### To do:
Retype the run of lines that opens with the line containing "Write the TikZ code for this diagram." and closes with the line containing "width=3.63cm, minimum height=2.13cm]", exactly and inclusively, but skip the pictures.

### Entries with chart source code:

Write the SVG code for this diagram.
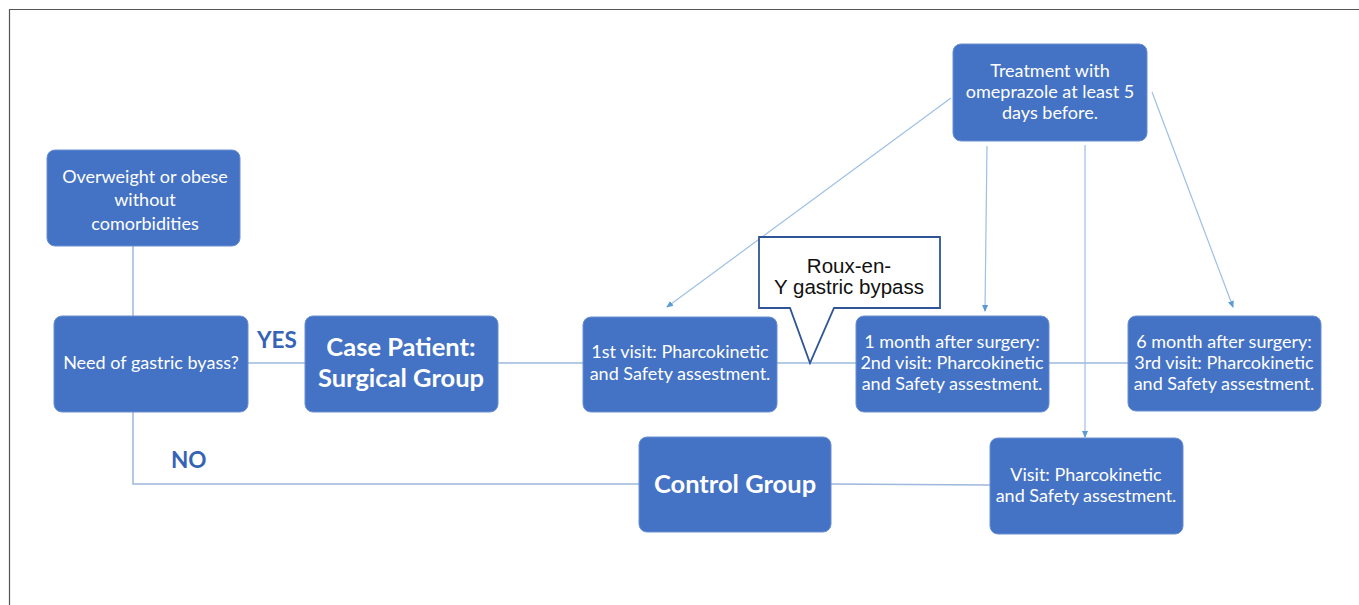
<svg xmlns="http://www.w3.org/2000/svg" width="1359" height="605" viewBox="0 0 1359 605">
<style>
.box{fill:#4472C4;stroke:#6A8FD2;stroke-width:1}
.t{font-family:Lato,"Open Sans",sans-serif;fill:#fff;font-size:18px;text-anchor:middle}
.b{font-family:Lato,"Open Sans",sans-serif;fill:#fff;font-size:25.5px;font-weight:bold;text-anchor:middle}
.lbl{font-family:Lato,"Open Sans",sans-serif;fill:#3563B5;font-size:22.5px;font-weight:bold}
.ln{fill:none;stroke:#9DB8DC;stroke-width:1.5}
.ar{fill:none;stroke:#9DC0E4;stroke-width:1.2;marker-end:url(#ah)}
.c{font-family:"Liberation Sans",Arial,sans-serif;font-size:20.5px;fill:#111;text-anchor:middle}
</style>
<defs>
<marker id="ah" markerWidth="8" markerHeight="8" refX="6" refY="4" orient="auto" markerUnits="userSpaceOnUse">
<path d="M0,1 L7,4 L0,7 Z" fill="#5B9BD5"/>
</marker>
</defs>
<rect width="1359" height="605" fill="#fff"/>
<path d="M9.5,605 V9.5 H1359" fill="none" stroke="#555" stroke-width="1.2"/>
<g id="connectors">
<path class="ln" d="M133,246 V316"/>
<path class="ln" d="M133,412 V484 H639"/>
<path class="ln" d="M248,363 H305"/>
<path class="ln" d="M498,363 H583"/>
<path class="ln" d="M777,363 H856"/>
<path class="ln" d="M1049,363 H1128"/>
<path class="ln" d="M831,484 L990,485" stroke="#8EA9D0"/>
<path class="ar" d="M951,98 L667,307"/>
<path class="ar" d="M987,146 L985,311"/>
<path class="ar" d="M1085,145 L1085,437"/>
<path class="ar" d="M1152,92 L1233,307"/>
</g>
<g id="n-overweight">
<rect class="box" x="47" y="150" width="193" height="96" rx="8"/>
<text class="t" x="145" y="183">Overweight or obese</text>
<text class="t" x="145" y="206">without</text>
<text class="t" x="145" y="230">comorbidities</text>
</g>
<g id="n-need">
<rect class="box" x="54" y="316" width="194" height="96" rx="8"/>
<text class="t" x="151" y="369">Need of gastric byass?</text>
</g>
<text class="lbl" x="257" y="348">YES</text>
<text class="lbl" x="171" y="468">NO</text>
<g id="n-case">
<rect class="box" x="305" y="316" width="193" height="96" rx="8"/>
<text class="b" x="401" y="356">Case Patient:</text>
<text class="b" x="401" y="387">Surgical Group</text>
</g>
<g id="n-visit1">
<rect class="box" x="583" y="317" width="194" height="95" rx="8"/>
<text class="t" x="680" y="358">1st visit: Pharcokinetic</text>
<text class="t" x="680" y="380">and Safety assestment.</text>
</g>
<g id="n-callout">
<path d="M759,237 H940 V308 H834 L810,363 L790,308 H759 Z" fill="#fff" stroke="#2F5597" stroke-width="1.8"/>
<text class="c" x="849" y="273">Roux-en-</text>
<text class="c" x="849" y="294">Y gastric bypass</text>
</g>
<g id="n-visit2">
<rect class="box" x="856" y="316" width="193" height="96" rx="8"/>
<text class="t" x="952" y="348">1 month after surgery:</text>
<text class="t" x="952" y="369">2nd visit: Pharcokinetic</text>
<text class="t" x="952" y="390">and Safety assestment.</text>
</g>
<g id="n-visit3">
<rect class="box" x="1128" y="316" width="193" height="95" rx="8"/>
<text class="t" x="1224" y="348">6 month after surgery:</text>
<text class="t" x="1224" y="369">3rd visit: Pharcokinetic</text>
<text class="t" x="1224" y="390">and Safety assestment.</text>
</g>
<g id="n-treatment">
<rect class="box" x="953" y="44" width="194" height="97" rx="8"/>
<text class="t" x="1050" y="77">Treatment with</text>
<text class="t" x="1050" y="98">omeprazole at least 5</text>
<text class="t" x="1050" y="119">days before.</text>
</g>
<g id="n-control">
<rect class="box" x="639" y="437" width="192" height="95" rx="8"/>
<text class="b" x="735" y="493">Control Group</text>
</g>
<g id="n-visit">
<rect class="box" x="990" y="438" width="193" height="96" rx="8"/>
<text class="t" x="1086" y="481">Visit: Pharcokinetic</text>
<text class="t" x="1086" y="502">and Safety assestment.</text>
</g>
</svg>
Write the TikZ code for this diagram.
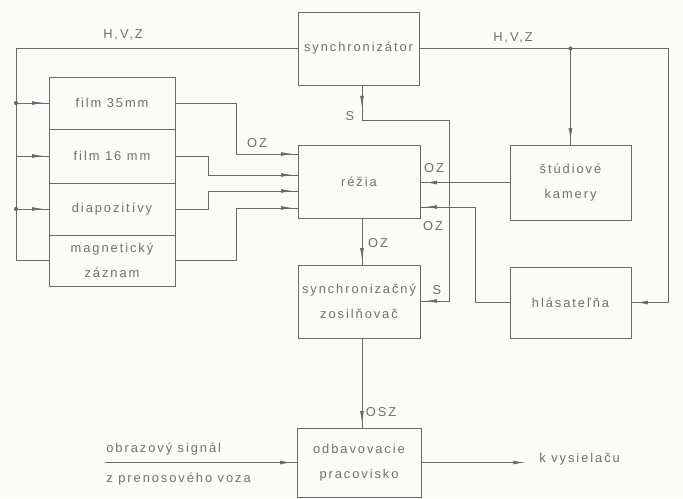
\documentclass[tikz,border=0pt]{standalone}
\usepackage{fontspec}
\newfontfamily\technicke[LetterSpace=15]{Liberation Sans}
\usepackage{tikz}
\usetikzlibrary{arrows.meta,decorations.markings}
\definecolor{ciara}{HTML}{6A6A6A}
\definecolor{pismo}{HTML}{707070}
\definecolor{papier}{HTML}{FBFBF9}
\tikzset{hrot/.tip={Latex[length=10pt,width=3.2pt]}}

\begin{document}
\begin{tikzpicture}[x=0.03cm, y=-0.03cm,
  blok/.style={draw=ciara, line width=0.7pt, inner sep=0pt,
    minimum width=3.66cm, minimum height=2.2cm, align=center,
    text=pismo, font=\technicke\fontsize{11}{21}\selectfont},
  spoj/.style={ciara, line width=0.7pt},
  sipka/.style={spoj, postaction={decorate},
    decoration={markings, mark=at position -4pt with {\arrow{hrot}}}},
  popis/.style={text=pismo, font=\technicke\fontsize{11}{13}\selectfont, inner sep=1pt}
]
  \useasboundingbox (0,0) rectangle (683,498);
  \fill[papier] (0,0) rectangle (683,498);

  % bloky
  \node[blok, minimum width=3.63cm, minimum height=2.19cm] (sync) at (358.5,48.5) {synchronizátor};
  \node[blok] (rezia) at (359,182) {réžia};
  \node[blok, minimum height=2.19cm] (zos) at (359,301.5) {synchronizačný\\zosilňovač};
  \node[blok, minimum width=3.72cm, minimum height=2.07cm] (odb) at (359,462.5) {odbavovacie\\pracovisko};
  \node[blok, minimum width=3.63cm, minimum height=2.25cm] (kam) at (570.5,182.5) {štúdiové\\kamery};
  \node[blok, minimum width=3.63cm, minimum height=2.13cm] (hlas) at (570.5,302.5) {hlásateľňa};

  \node[blok, minimum width=3.78cm, minimum height=1.56cm] (f35) at (112,103) {film 35mm};
  \node[blok, minimum width=3.78cm, minimum height=1.62cm] (f16) at (112,156) {film 16 mm};
  \node[blok, minimum width=3.78cm, minimum height=1.56cm] (diap) at (112,209) {diapozitívy};
  \node[blok, minimum width=3.78cm, minimum height=1.53cm] (mag) at (112,260.5) {magnetický\\záznam};

  % H,V,Z
  \coordinate (hvzL) at (16,48.5);
  \coordinate (hvzR) at (668,48.5);
  \draw[spoj] (sync.west) -- (hvzL) |- (mag.west);
  \foreach \blk in {f35,f16,diap}
    \draw[sipka] (hvzL |- \blk.west) -- (\blk.west);
  \foreach \blk in {f35,diap}
    \fill[ciara] (hvzL |- \blk.west) circle (1.8pt);
  \draw[sipka] (sync.east) -- (hvzR) |- (hlas.east);
  \fill[ciara] (kam.north |- hvzR) circle (1.8pt);
  \draw[sipka] (kam.north |- hvzR) -- (kam.north);

  % OZ do rezie
  \draw[sipka] (f35.east) -| (236,154) -- (rezia.west |- 0,154);
  \draw[sipka] (f16.east) -| (208,175) -- (rezia.west |- 0,175);
  \draw[sipka] (diap.east) -| (208,191) -- (rezia.west |- 0,191);
  \draw[sipka] (mag.east) -| (236,208) -- (rezia.west |- 0,208);
  \draw[sipka] (kam.west) -- (rezia.east |- kam.west);
  \draw[sipka] (hlas.west) -| (475,207) -- (rezia.east |- 0,207);

  % S
  \draw[spoj, postaction={decorate}, decoration={markings,
      mark=at position 19pt with {\arrow{hrot}},
      mark=at position -4pt with {\arrow{hrot}}}]
    (sync.south -| 362,0) -- (362,120) -| (449,301) -- (zos.east |- 0,301);

  \draw[sipka] (rezia.south -| 362,0) -- (zos.north -| 362,0);
  \draw[sipka] (zos.south -| 362,0) -- (odb.north -| 362,0);

  \coordinate (vstup) at (105,462.5);
  \coordinate (vystup) at (525,462.5);
  \draw[sipka] (vstup) -- (odb.west);
  \draw[spoj, -hrot] (odb.east) -- (vystup);

  % popisy
  \node[popis] (hvz1) at (123,35) {H,V,Z};
  \node[popis] (hvz2) at (513,38) {H,V,Z};
  \node[popis] (s1) at (350,116) {S};
  \node[popis] (oz1) at (257,143) {OZ};
  \node[popis] (oz2) at (434,168) {OZ};
  \node[popis] (oz3) at (433,226) {OZ};
  \node[popis] (oz4) at (378,243) {OZ};
  \node[popis] (s2) at (437,290) {S};
  \node[popis] (osz) at (381,412) {OSZ};
  \node[popis, anchor=west] (obr) at (105,449) {obrazový signál};
  \node[popis, anchor=west] (voz) at (105,479) {z prenosového voza};
  \node[popis, anchor=west] (vys) at (538,459) {k vysielaču};
\end{tikzpicture}
\end{document}
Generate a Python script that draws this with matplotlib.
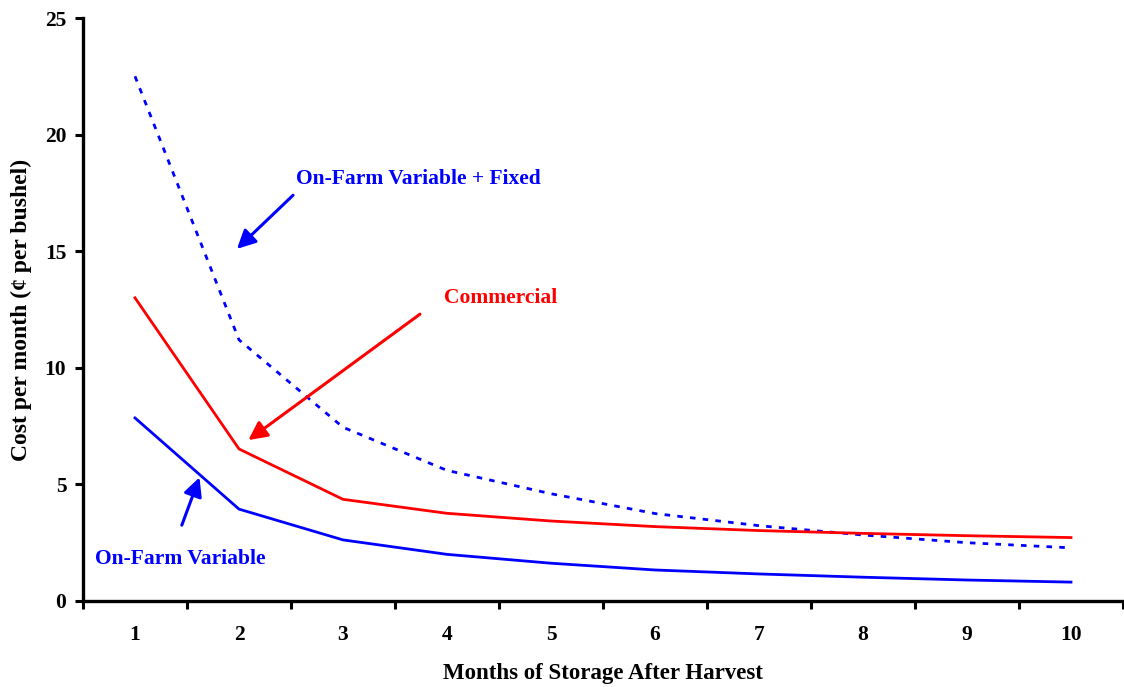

### Output for this exercise:
Write the TikZ code for this diagram.
\documentclass[tikz,border=0pt]{standalone}
\usepackage{fontspec}
\newfontfamily\technicke[LetterSpace=15]{Liberation Sans}
\usepackage{tikz}
\usetikzlibrary{arrows.meta,decorations.markings}
\definecolor{ciara}{HTML}{6A6A6A}
\definecolor{pismo}{HTML}{707070}
\definecolor{papier}{HTML}{FBFBF9}
\tikzset{hrot/.tip={Latex[length=10pt,width=3.2pt]}}

\begin{document}
\begin{tikzpicture}[x=0.03cm, y=-0.03cm,
  blok/.style={draw=ciara, line width=0.7pt, inner sep=0pt,
    minimum width=3.66cm, minimum height=2.2cm, align=center,
    text=pismo, font=\technicke\fontsize{11}{21}\selectfont},
  spoj/.style={ciara, line width=0.7pt},
  sipka/.style={spoj, postaction={decorate},
    decoration={markings, mark=at position -4pt with {\arrow{hrot}}}},
  popis/.style={text=pismo, font=\technicke\fontsize{11}{13}\selectfont, inner sep=1pt}
]
  \useasboundingbox (0,0) rectangle (683,498);
  \fill[papier] (0,0) rectangle (683,498);

  % bloky
  \node[blok, minimum width=3.63cm, minimum height=2.19cm] (sync) at (358.5,48.5) {synchronizátor};
  \node[blok] (rezia) at (359,182) {réžia};
  \node[blok, minimum height=2.19cm] (zos) at (359,301.5) {synchronizačný\\zosilňovač};
  \node[blok, minimum width=3.72cm, minimum height=2.07cm] (odb) at (359,462.5) {odbavovacie\\pracovisko};
  \node[blok, minimum width=3.63cm, minimum height=2.25cm] (kam) at (570.5,182.5) {štúdiové\\kamery};
  \node[blok, minimum width=3.63cm, minimum height=2.13cm] (hlas) at (570.5,302.5) {hlásateľňa};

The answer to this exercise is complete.